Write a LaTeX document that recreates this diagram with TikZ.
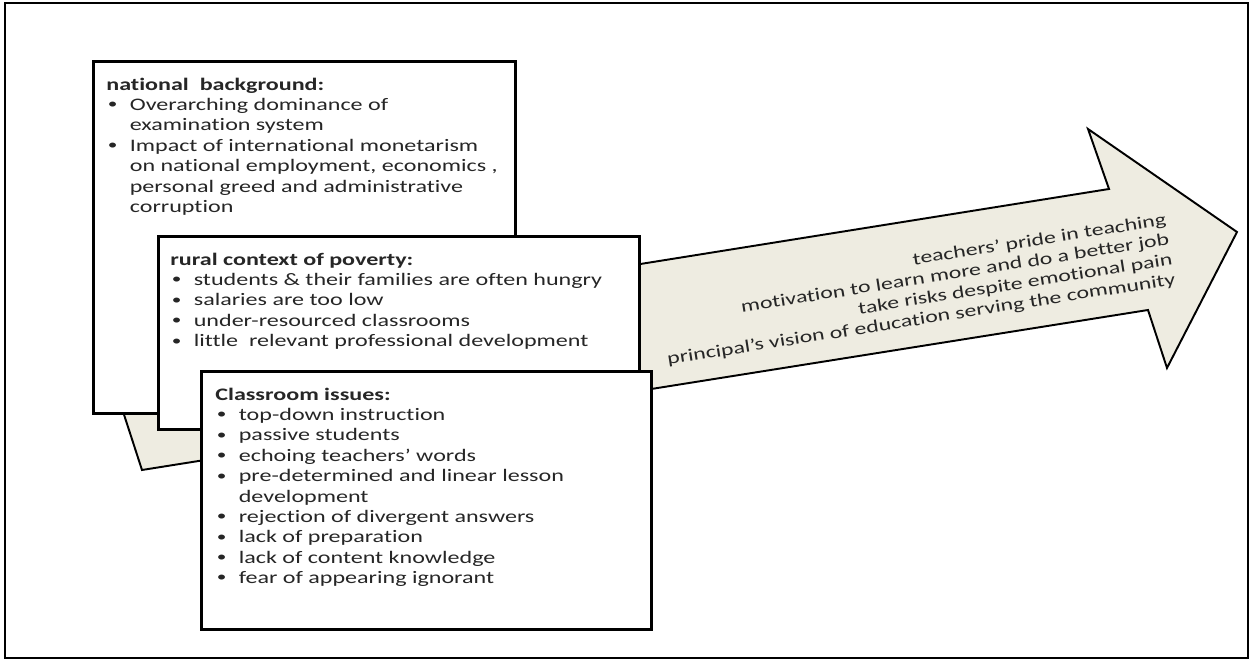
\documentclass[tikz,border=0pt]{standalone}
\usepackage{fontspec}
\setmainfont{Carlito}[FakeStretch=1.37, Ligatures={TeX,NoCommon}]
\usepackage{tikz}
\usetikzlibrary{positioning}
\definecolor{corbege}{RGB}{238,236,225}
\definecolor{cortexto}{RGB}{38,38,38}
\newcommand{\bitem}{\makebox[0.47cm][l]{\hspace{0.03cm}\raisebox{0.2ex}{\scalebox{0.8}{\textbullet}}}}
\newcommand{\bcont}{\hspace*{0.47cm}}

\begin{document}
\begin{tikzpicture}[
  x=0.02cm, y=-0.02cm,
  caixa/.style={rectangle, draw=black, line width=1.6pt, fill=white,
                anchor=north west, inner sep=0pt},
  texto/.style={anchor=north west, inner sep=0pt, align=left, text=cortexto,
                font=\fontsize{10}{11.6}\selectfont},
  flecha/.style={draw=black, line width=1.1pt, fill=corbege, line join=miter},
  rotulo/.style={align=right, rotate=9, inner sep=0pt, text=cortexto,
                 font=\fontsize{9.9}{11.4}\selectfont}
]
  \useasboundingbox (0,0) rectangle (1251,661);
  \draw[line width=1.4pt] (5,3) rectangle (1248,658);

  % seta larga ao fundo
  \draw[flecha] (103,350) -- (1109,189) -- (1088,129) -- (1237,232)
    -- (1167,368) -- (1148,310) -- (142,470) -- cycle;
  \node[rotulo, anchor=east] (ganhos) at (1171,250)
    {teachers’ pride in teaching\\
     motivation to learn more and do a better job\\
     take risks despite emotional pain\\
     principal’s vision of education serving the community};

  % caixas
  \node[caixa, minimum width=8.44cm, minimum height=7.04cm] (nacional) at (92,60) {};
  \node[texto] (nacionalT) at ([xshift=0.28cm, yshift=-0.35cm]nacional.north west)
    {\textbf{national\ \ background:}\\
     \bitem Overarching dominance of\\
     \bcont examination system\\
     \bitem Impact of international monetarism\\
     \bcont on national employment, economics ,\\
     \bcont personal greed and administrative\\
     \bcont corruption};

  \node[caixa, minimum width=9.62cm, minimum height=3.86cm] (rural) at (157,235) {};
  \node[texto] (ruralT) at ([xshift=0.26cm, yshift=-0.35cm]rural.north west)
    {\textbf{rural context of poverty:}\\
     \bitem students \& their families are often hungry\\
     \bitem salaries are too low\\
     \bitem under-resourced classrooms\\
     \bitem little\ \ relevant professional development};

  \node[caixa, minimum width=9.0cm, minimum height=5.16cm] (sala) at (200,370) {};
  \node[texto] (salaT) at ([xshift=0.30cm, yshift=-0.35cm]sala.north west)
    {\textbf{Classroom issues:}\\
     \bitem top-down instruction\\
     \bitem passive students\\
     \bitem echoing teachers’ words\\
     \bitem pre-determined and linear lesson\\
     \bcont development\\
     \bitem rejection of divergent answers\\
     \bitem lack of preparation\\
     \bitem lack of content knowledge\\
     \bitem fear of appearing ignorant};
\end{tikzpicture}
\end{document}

####

Output the data above without changes, apart from leaving out the pictures.

» **SOLUTION FOR THIS EXERCISE**
Write a LaTeX document that recreates this diagram with TikZ.
\documentclass[tikz,border=0pt]{standalone}
\usepackage{fontspec}
\setmainfont{Carlito}[FakeStretch=1.37, Ligatures={TeX,NoCommon}]
\usepackage{tikz}
\usetikzlibrary{positioning}
\definecolor{corbege}{RGB}{238,236,225}
\definecolor{cortexto}{RGB}{38,38,38}
\newcommand{\bitem}{\makebox[0.47cm][l]{\hspace{0.03cm}\raisebox{0.2ex}{\scalebox{0.8}{\textbullet}}}}
\newcommand{\bcont}{\hspace*{0.47cm}}

\begin{document}
\begin{tikzpicture}[
  x=0.02cm, y=-0.02cm,
  caixa/.style={rectangle, draw=black, line width=1.6pt, fill=white,
                anchor=north west, inner sep=0pt},
  texto/.style={anchor=north west, inner sep=0pt, align=left, text=cortexto,
                font=\fontsize{10}{11.6}\selectfont},
  flecha/.style={draw=black, line width=1.1pt, fill=corbege, line join=miter},
  rotulo/.style={align=right, rotate=9, inner sep=0pt, text=cortexto,
                 font=\fontsize{9.9}{11.4}\selectfont}
]
  \useasboundingbox (0,0) rectangle (1251,661);
  \draw[line width=1.4pt] (5,3) rectangle (1248,658);

  % seta larga ao fundo
  \draw[flecha] (103,350) -- (1109,189) -- (1088,129) -- (1237,232)
    -- (1167,368) -- (1148,310) -- (142,470) -- cycle;
  \node[rotulo, anchor=east] (ganhos) at (1171,250)
    {teachers’ pride in teaching\\
     motivation to learn more and do a better job\\
     take risks despite emotional pain\\
     principal’s vision of education serving the community};

  % caixas
  \node[caixa, minimum width=8.44cm, minimum height=7.04cm] (nacional) at (92,60) {};
  \node[texto] (nacionalT) at ([xshift=0.28cm, yshift=-0.35cm]nacional.north west)
    {\textbf{national\ \ background:}\\
     \bitem Overarching dominance of\\
     \bcont examination system\\
     \bitem Impact of international monetarism\\
     \bcont on national employment, economics ,\\
     \bcont personal greed and administrative\\
     \bcont corruption};

  \node[caixa, minimum width=9.62cm, minimum height=3.86cm] (rural) at (157,235) {};
  \node[texto] (ruralT) at ([xshift=0.26cm, yshift=-0.35cm]rural.north west)
    {\textbf{rural context of poverty:}\\
     \bitem students \& their families are often hungry\\
     \bitem salaries are too low\\
     \bitem under-resourced classrooms\\
     \bitem little\ \ relevant professional development};

  \node[caixa, minimum width=9.0cm, minimum height=5.16cm] (sala) at (200,370) {};
  \node[texto] (salaT) at ([xshift=0.30cm, yshift=-0.35cm]sala.north west)
    {\textbf{Classroom issues:}\\
     \bitem top-down instruction\\
     \bitem passive students\\
     \bitem echoing teachers’ words\\
     \bitem pre-determined and linear lesson\\
     \bcont development\\
     \bitem rejection of divergent answers\\
     \bitem lack of preparation\\
     \bitem lack of content knowledge\\
     \bitem fear of appearing ignorant};
\end{tikzpicture}
\end{document}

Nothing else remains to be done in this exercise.